Banco Santander: One Man's Fear is Another Man's Opportunity
NEW YORK (TheStreet) -- Spanish banks have been in the headlines for months now, as investors (and the Spanish government) ponder their solvency and fate. One bank that is attractive to investors is arguably one of the most misunderstood banks trading: Banco Santander(SAN) .
Banco Santander provides a range of banking and financial products. It offers various deposit products, such as demand and time deposits; savings and current accounts; repurchase agreements; mortgages and personal loans; consumer finance; and telephone, mobile and online banking services. The company operates primarily in Spain, the United Kingdom, other European countries, Brazil and other Latin American countries and the United States. As of Dec. 31 it had 6,608 branch offices in continental Europe; 1,379 branches in the United Kingdom; 6,046 branches in Latin America; and 723 branches in the United States.
From the description of the company, we can see that the bank is involved in more markets than just Spain and the surrounding countries. This is the primary driver of the opportunity. Many investors mistakenly believe the bank derives the majority of its profits from Spain, but upon closer investigation, this is not the truth.

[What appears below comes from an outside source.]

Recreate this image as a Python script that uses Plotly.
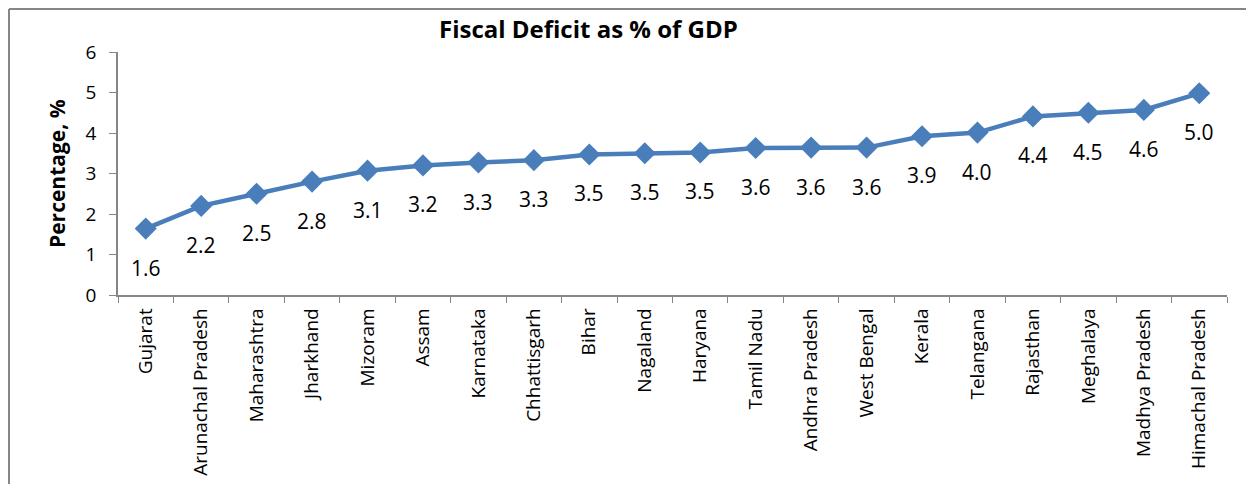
import plotly.graph_objects as go

states = ["Gujarat", "Arunachal Pradesh", "Maharashtra", "Jharkhand", "Mizoram", "Assam",
          "Karnataka", "Chhattisgarh", "Bihar", "Nagaland", "Haryana", "Tamil Nadu",
          "Andhra Pradesh", "West Bengal", "Kerala", "Telangana", "Rajasthan", "Meghalaya",
          "Madhya Pradesh", "Himachal Pradesh"]
deficit = [1.64, 2.2, 2.5, 2.8, 3.07, 3.2, 3.27, 3.33, 3.47, 3.5, 3.52, 3.63, 3.64, 3.64,
           3.92, 4.01, 4.41, 4.5, 4.57, 4.98]
labels = ["1.6", "2.2", "2.5", "2.8", "3.1", "3.2", "3.3", "3.3", "3.5", "3.5", "3.5", "3.6",
          "3.6", "3.6", "3.9", "4.0", "4.4", "4.5", "4.6", "5.0"]
y_ticks = [0, 1, 2, 3, 4, 5, 6]

OFF = 8  # default page body margin
W, H = 1254 - 2 * OFF, 492 - 2 * OFF
L, T = 118 - OFF, 52 - OFF
R = W - (1227 - OFF)
B = H - (295 - OFF)
pw, ph = W - L - R, H - T - B

def px(x):
    return (x - OFF - L) / pw

def py(y):
    return (H - B - (y - OFF)) / ph

FONT = "Open Sans"
BLUE = "#4A7EBB"
AXIS = "#868686"

fig = go.Figure()
fig.add_trace(go.Scatter(
    x=states, y=deficit, mode="lines+markers",
    line=dict(color=BLUE, width=4.5),
    marker=dict(symbol="diamond", size=17, color=BLUE),
    hoverinfo="skip", showlegend=False,
))

for s, v, t in zip(states, deficit, labels):
    fig.add_annotation(x=s, y=v, text=t, showarrow=False, yshift=-39,
                       font=dict(family=FONT, size=21, color="black"))

fig.add_annotation(xref="paper", yref="paper", x=px(588), y=py(28), text="<b>Fiscal Deficit as % of GDP</b>",
                   showarrow=False, font=dict(family=FONT, size=24, color="black"),
                   xanchor="center", yanchor="middle")
fig.add_annotation(xref="paper", yref="paper", x=px(57), y=py(174), text="<b>Percentage, %</b>",
                   textangle=-90, showarrow=False, font=dict(family=FONT, size=21, color="black"),
                   xanchor="center", yanchor="middle")

# chart frame (left and top edges), kept inside the figure
fx0, fy0 = px(OFF + 1), py(OFF + 1)
fx1, fy1 = px(OFF + W), py(OFF + H)
fig.add_shape(type="line", xref="paper", yref="paper", x0=fx0, x1=fx1, y0=fy0, y1=fy0,
              line=dict(color=AXIS, width=2))
fig.add_shape(type="line", xref="paper", yref="paper", x0=fx0, x1=fx0, y0=fy0, y1=fy1,
              line=dict(color=AXIS, width=2))

fig.update_layout(
    width=W, height=H,
    margin=dict(l=L, r=R, t=T, b=B, autoexpand=False),
    paper_bgcolor="white", plot_bgcolor="white",
    font=dict(family=FONT, size=19, color="black"),
)
fig.update_xaxes(
    type="category", tickangle=-90, tickson="boundaries", ticks="outside", ticklen=6,
    tickcolor=AXIS, showline=True, linecolor=AXIS, linewidth=1.5, showgrid=False,
    tickfont=dict(family=FONT, size=19), range=[-0.5, len(states) - 0.5],
    ticklabelstandoff=4, automargin=False,
)
fig.update_yaxes(
    range=[0, 6], tickvals=y_ticks, ticks="outside", ticklen=7, tickcolor=AXIS,
    showline=True, linecolor=AXIS, linewidth=1.5, showgrid=False, zeroline=False,
    tickfont=dict(family=FONT, size=19), ticklabelstandoff=9, automargin=False,
)

fig.write_html("out.html")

As the below chart details, Spain and Portugal (and, heck, the rest of Europe ex-Germany) account for less than 20% of net attributable profit. This is less a Spanish bank than it is a Latin American bank based in Spain. This fact is too often overlooked.
Once an investor can get past the mischaracterization of the bank, Santander looks extremely compelling; it trades at approximately 64% of book value, has a dividend yield of 14%, a forward P/E of 7.6x, a PEG ratio of 0.55 and strong core capital ratios. As with any investment, further investigation is warranted.
One of the largest concerns noted with Spanish banks (or just about any bank) is real estate exposure after the popping of the bubble in Spain. Santander is in an enviable position within Spain, as its exposure is not as heavy as other banks' and it is well provisioned for the sector.